佐野春枝 議員
09年3月19日(木)
「後期高齢者医療制度に関する意見書」の提案説明 09年2月定例市会 閉会本会議討論
日本共産党市会議員団を代表して、「後期高齢者医療制度における資格証明書運用に関する意見書」の提案説明を行います。
この意見書は、京都府保険医協会の要請によるものです。保険医協会は、府内で診療に従事する医師の団体で、現在、会員数は2,700名余り、開業医のほとんどの方が加入しておられます。日々、患者と向き合い、医療現場の実態について、もっともよく知っておられる方々の団体です。
意見書は、原則として資格証明書の発行はしないこと、いわゆる「悪質滞納者」への対応が必要とされる場合には外部委員も含めた「資格証明書交付審査会」等を設置し、資格証明書発行の判断の厳格化を広域連合に求めるものです。

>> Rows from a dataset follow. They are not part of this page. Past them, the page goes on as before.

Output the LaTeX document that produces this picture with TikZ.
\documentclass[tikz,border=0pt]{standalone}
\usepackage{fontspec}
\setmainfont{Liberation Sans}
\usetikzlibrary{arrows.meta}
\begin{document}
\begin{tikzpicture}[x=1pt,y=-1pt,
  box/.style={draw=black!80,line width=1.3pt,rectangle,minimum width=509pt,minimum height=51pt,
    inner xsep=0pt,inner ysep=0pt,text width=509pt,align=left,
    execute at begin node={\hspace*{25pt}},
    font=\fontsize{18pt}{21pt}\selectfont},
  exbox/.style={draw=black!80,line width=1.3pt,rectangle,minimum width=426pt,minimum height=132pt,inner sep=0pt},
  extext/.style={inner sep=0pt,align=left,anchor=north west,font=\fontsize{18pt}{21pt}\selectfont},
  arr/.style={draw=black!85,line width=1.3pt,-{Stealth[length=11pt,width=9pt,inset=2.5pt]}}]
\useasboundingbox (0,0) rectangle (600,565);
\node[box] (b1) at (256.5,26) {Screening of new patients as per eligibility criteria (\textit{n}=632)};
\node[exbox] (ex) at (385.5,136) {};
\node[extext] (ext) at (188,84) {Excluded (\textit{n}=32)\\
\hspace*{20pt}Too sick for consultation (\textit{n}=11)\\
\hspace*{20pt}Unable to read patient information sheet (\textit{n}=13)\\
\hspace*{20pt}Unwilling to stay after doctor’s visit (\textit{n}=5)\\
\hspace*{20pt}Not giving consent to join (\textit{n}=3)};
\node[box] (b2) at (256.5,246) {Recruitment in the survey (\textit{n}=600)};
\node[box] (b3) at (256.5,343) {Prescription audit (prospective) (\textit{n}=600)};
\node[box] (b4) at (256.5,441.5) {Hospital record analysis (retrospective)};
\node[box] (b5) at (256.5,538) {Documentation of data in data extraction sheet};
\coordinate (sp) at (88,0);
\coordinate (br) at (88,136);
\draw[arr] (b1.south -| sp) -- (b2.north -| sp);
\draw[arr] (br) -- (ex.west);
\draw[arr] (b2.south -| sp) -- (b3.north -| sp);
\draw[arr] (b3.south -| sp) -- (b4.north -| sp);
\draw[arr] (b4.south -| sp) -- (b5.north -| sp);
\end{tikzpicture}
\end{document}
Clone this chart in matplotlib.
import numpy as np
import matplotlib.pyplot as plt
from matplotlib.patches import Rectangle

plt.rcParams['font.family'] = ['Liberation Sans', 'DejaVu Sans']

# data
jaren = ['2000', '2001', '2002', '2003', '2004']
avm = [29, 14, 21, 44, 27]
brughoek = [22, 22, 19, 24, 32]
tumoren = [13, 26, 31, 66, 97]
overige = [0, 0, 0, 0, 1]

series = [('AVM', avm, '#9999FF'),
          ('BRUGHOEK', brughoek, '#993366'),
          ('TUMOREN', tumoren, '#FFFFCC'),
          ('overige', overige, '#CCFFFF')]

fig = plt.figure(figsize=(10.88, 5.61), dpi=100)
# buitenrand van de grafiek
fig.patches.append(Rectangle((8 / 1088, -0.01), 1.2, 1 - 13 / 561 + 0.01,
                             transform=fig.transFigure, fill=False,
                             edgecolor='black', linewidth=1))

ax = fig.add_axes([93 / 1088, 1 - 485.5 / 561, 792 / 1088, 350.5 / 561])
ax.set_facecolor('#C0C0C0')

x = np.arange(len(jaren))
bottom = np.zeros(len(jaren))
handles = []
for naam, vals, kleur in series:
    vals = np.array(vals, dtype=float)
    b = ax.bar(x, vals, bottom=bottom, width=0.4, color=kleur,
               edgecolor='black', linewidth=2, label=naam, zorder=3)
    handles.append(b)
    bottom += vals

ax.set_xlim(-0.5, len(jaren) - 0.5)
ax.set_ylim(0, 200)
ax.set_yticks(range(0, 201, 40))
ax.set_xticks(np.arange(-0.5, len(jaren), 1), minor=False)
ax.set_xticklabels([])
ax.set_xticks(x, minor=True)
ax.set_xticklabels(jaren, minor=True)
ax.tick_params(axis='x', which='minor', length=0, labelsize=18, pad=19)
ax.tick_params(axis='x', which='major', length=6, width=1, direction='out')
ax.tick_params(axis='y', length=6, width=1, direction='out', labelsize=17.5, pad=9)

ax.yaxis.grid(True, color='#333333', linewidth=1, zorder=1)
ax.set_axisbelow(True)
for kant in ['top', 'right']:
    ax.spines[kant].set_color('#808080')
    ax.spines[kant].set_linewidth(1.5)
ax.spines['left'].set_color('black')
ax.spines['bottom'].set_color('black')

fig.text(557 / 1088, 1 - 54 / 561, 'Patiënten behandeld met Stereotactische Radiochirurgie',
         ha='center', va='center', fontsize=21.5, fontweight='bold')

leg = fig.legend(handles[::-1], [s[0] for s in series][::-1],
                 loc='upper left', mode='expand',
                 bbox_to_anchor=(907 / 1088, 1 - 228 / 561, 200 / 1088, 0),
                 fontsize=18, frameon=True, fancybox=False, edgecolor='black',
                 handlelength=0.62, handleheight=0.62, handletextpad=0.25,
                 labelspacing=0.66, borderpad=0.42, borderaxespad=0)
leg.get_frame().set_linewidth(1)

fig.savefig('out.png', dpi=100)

資格証明書の発行が事実上医療を受ける権利を被保険者から奪うことになるのは明らかです。全国保険医団体連合会の調査でも、2005年の京都府における資格証明書を発行された被保険者の受診率は、一般被保険者の200分の1に過ぎません。
「保険証一枚で安心して医療にかかれるようにしてほしい」との運動が大きく広がる中、国民健康保険における資格証明書の発行については、この間大きく変化しています。広島市では、「悪質な滞納者のみに、極めて限定的に発行する」と考えを改めて、発行数を0にし、合併で誕生したさいたま市もほとんど資格証明書を発行しないなど、地方自治体が市民の医療を受ける権利を保障する立場に向かうという貴重な流れが生み出されました。

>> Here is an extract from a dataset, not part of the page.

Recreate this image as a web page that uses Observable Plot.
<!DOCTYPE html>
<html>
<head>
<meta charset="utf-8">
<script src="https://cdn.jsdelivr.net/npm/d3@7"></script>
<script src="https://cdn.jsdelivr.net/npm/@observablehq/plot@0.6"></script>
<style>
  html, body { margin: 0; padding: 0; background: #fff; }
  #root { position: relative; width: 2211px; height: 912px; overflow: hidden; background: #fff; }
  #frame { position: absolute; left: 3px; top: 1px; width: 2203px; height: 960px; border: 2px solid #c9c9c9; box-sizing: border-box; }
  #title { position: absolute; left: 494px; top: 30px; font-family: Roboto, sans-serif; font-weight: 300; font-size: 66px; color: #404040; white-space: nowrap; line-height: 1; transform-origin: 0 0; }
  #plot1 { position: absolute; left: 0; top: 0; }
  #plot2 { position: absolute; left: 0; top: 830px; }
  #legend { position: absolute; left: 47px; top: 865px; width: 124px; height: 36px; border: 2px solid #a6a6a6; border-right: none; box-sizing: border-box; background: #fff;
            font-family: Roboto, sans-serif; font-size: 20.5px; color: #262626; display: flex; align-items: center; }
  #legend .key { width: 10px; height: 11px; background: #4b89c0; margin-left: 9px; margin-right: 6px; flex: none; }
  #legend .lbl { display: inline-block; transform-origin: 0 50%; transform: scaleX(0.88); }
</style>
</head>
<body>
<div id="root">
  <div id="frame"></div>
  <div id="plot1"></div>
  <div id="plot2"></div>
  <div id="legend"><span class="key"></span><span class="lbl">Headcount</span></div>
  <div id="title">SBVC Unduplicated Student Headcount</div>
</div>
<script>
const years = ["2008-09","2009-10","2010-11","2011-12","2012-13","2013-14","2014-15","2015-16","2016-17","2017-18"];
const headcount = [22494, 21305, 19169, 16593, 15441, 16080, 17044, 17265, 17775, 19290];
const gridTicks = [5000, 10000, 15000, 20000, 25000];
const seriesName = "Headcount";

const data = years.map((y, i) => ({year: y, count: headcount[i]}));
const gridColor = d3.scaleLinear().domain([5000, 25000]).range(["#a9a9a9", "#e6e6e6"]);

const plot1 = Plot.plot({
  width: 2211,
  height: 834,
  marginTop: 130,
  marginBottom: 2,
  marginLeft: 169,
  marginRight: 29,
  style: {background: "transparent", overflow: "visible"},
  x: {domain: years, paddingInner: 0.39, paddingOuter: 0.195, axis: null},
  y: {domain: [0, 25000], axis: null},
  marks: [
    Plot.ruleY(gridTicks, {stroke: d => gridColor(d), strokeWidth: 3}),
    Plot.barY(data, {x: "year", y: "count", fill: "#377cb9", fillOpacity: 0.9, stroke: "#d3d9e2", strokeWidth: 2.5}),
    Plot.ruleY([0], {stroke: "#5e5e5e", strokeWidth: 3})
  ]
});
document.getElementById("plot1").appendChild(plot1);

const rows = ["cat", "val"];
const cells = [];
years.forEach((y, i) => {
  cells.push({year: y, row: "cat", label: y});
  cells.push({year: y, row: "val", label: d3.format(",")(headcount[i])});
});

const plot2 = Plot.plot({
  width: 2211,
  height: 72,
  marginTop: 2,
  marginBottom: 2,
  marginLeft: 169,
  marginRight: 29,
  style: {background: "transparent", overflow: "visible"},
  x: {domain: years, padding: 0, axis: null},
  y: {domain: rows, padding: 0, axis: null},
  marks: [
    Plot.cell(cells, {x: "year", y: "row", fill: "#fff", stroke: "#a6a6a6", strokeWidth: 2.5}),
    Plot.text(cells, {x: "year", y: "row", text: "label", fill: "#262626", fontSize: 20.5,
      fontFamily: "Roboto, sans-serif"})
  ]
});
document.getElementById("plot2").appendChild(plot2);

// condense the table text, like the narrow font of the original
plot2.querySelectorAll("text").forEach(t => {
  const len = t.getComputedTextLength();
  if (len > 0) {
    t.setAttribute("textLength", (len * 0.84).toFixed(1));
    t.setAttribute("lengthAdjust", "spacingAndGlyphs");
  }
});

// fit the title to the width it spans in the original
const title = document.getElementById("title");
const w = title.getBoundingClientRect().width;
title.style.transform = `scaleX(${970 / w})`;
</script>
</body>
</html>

国においては、保険証の取り上げのもっとも深刻な矛盾として、「子どもの無保険」問題が大きな問題となりました。厚生労働省は初めて全国調査を実施し、昨年10月、「無保険」の子どもが3万3千人にのぼることが判明しました。そして、保険証が取り上げられた世帯のうち、中学生以下の子どもを救済する改正国保法が昨年12月に全会一致で可決・成立し、今年4月から施行されます。滞納世帯であっても、中学生以下の子どもには6カ月間有効な短期保険証を一律に交付するというものです。また、国民健康保険料が払えず保険証を取り上げられた世帯について、医療の必要が生じ、世帯主が市町村の窓口で医療機関への医療費の一時支払いが困難だと申し出た場合は短期保険証を発行することが決まりました。これは、日本共産党の小池晃参院議員が1月8日に提出した質問主意書に対する答弁書が1月20日に閣議決定されたものです。
これら一連の変化は、資格証明書の発行は、事実上、医療を受ける権利を奪うことになるとの認識が、地方においても国においても広がっていることの現れであり、医療を受ける権利を保障する貴重な流れが広がっていることを示しています。

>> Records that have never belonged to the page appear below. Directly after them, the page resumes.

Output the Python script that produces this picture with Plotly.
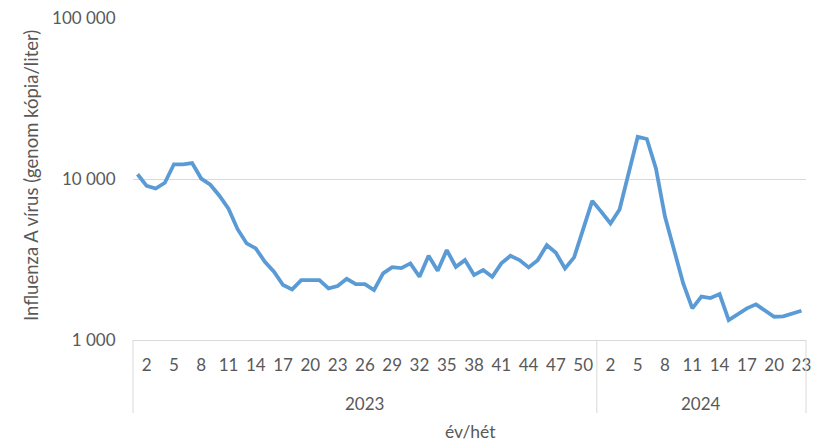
import plotly.graph_objects as go

weeks_2023 = list(range(1, 52))
weeks_2024 = list(range(1, 24))

values_2023 = [10740, 9085, 8750, 9510, 12390, 12390, 12600, 10100, 9240, 7900,
               6560, 4890, 3987, 3712, 3064, 2656, 2196, 2065, 2359, 2359,
               2359, 2095, 2165, 2403, 2228, 2228, 2045, 2596, 2841, 2801,
               2995, 2473, 3339, 2695, 3624, 2853, 3140, 2534, 2722, 2473,
               2995, 3339, 3140, 2829, 3140, 3890, 3485, 2789, 3264, 4890,
               7333]
values_2024 = [6265, 5306, 6482, 10850, 18360, 17800, 11660, 5834, 3546, 2250,
               1574, 1863, 1823, 1931, 1331, 1457, 1574, 1666, 1514, 1395,
               1404, 1472, 1521]

years = ["2023", "2024"]
y_ticks = [1000, 10000, 100000]
y_ticktext = ["1 000", "10 000", "100 000"]
y_title = "Influenza A vírus (genom kópia/liter)"
x_title = "év/hét"

weeks_all = weeks_2023 + weeks_2024
values_all = values_2023 + values_2024
idx = list(range(1, len(weeks_all) + 1))
n23 = len(weeks_2023)
n = len(weeks_all)

tickvals = [i for i in idx if (i - 2) % 3 == 0]
ticktext = [str(weeks_all[i - 1]) for i in tickvals]

FONT = "Lato"
COL = "#595959"
GRID = "#d9d9d9"
FS = 17

fig = go.Figure()
fig.add_trace(go.Scatter(
    x=idx, y=values_all, mode="lines",
    line=dict(color="#5b9bd5", width=3.8),
    hoverinfo="skip", showlegend=False,
))

plot_left, plot_right = 133, 806
plot_top, plot_bot = 18, 340
ph = plot_bot - plot_top
pw = plot_right - plot_left

def py(ypix):
    return (plot_bot - ypix) / ph

def px(xpix):
    return (xpix - plot_left) / pw

fig.update_layout(
    width=817, height=447,
    margin=dict(l=plot_left, r=817 - plot_right, t=plot_top, b=447 - plot_bot, autoexpand=False),
    paper_bgcolor="white", plot_bgcolor="white",
    font=dict(family=FONT, color=COL, size=FS),
    hovermode=False,
    xaxis=dict(
        range=[0.5, n + 0.5], tickmode="array", tickvals=tickvals, ticktext=ticktext,
        showgrid=False, zeroline=False, showline=True, linecolor=GRID, linewidth=1,
        ticks="outside", ticklen=10, tickcolor="rgba(0,0,0,0)",
        tickfont=dict(size=FS, color=COL, family=FONT), automargin=False,
    ),
    yaxis=dict(
        type="log", range=[3, 5.003], tickmode="array", tickvals=y_ticks, ticktext=y_ticktext,
        showgrid=True, gridcolor=GRID, gridwidth=1, zeroline=False, showline=False,
        ticks="outside", ticklen=13, tickcolor="rgba(0,0,0,0)",
        tickfont=dict(size=FS, color=COL, family=FONT), automargin=False,
    ),
)

# y axis title
fig.add_annotation(x=px(31), xref="paper", y=py(176), yref="paper", text=y_title,
                   textangle=-90, showarrow=False,
                   font=dict(size=18.5, color=COL, family=FONT),
                   xanchor="center", yanchor="middle")

# year group labels
centers = [(1 + n23) / 2, (n23 + 1 + n) / 2]
for yr, c in zip(years, centers):
    fig.add_annotation(x=c, xref="x", y=py(403), yref="paper", text=yr,
                       showarrow=False, font=dict(size=FS, color=COL, family=FONT),
                       yanchor="middle")

fig.add_annotation(x=px(470), xref="paper", y=py(432), yref="paper", text=x_title,
                   showarrow=False, font=dict(size=17.5, color=COL, family=FONT),
                   yanchor="middle")

# category group dividers
for xp in [0, n23 / n, 1]:
    fig.add_shape(type="line", xref="paper", yref="paper", x0=xp, x1=xp,
                  y0=0, y1=py(413), line=dict(color=GRID, width=1))

fig.write_html("out.html", config={"displayModeBar": False},
               post_script="document.body.style.margin='0';")
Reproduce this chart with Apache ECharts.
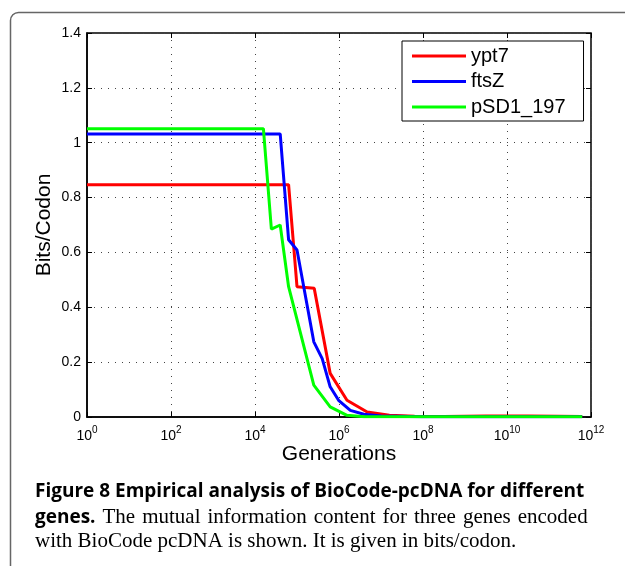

昨年4月以前の老人保健では、資格証明書の発行という仕組み自体がなかったものを、新たな後期高齢者医療制度でその仕組みを導入したというのは、明らかに逆行であり、この制度の持つもっとも大きな害悪であると言わなければなりません。
全国保険医団体連合会のアンケート調査では、昨年9月分の保険料滞納者は全国27都府県587自治体で、およそ17万人に上り、普通徴収者の約1割に及ぶことが明らかになりました。京都市では昨年7月、8月、9月の平均で約2500人が毎月の保険料を支払うことができない深刻な状況にあります。
滞納者は収入低い人たちです。そういう方に対して資格証明書を発行したらどうなるでしょうか。医療にかかれなくなることは明らかです。
広域連合は、「1年間滞納していることをもって機械的に一律に発行するのではなく、できる限り保険料滞納者との接触を図り、制度の趣旨を十分に説明するとともに、事情を十分聴取し、被保険者の状況に応じたきめ細かな相談を行う等、適切に対応していきたい」としていますが、どのように保険料を滞納している被保険者の実態を把握し、資格証明書の交付の可否をどう客観的に判断するのかなど、「機械的な発行」にならないための慎重な対応が望まれます。
後期高齢者医療は、昨年の7月から保険料の徴収がはじまり、今年の6月でちょうど1年です。7月時点でどういう措置がとられるのかが、注目されています。2月の広域連合議会では、同じ内容での決議の採択を求める請願書の紹介議員に、民主党のみなさんも名を連ね、請願の採択にも決議にも賛成されました。京都市会として、関係者の願いにしっかりと応え、広域連合に対して意見書を提出すべきであることを申し上げ、提案説明とします。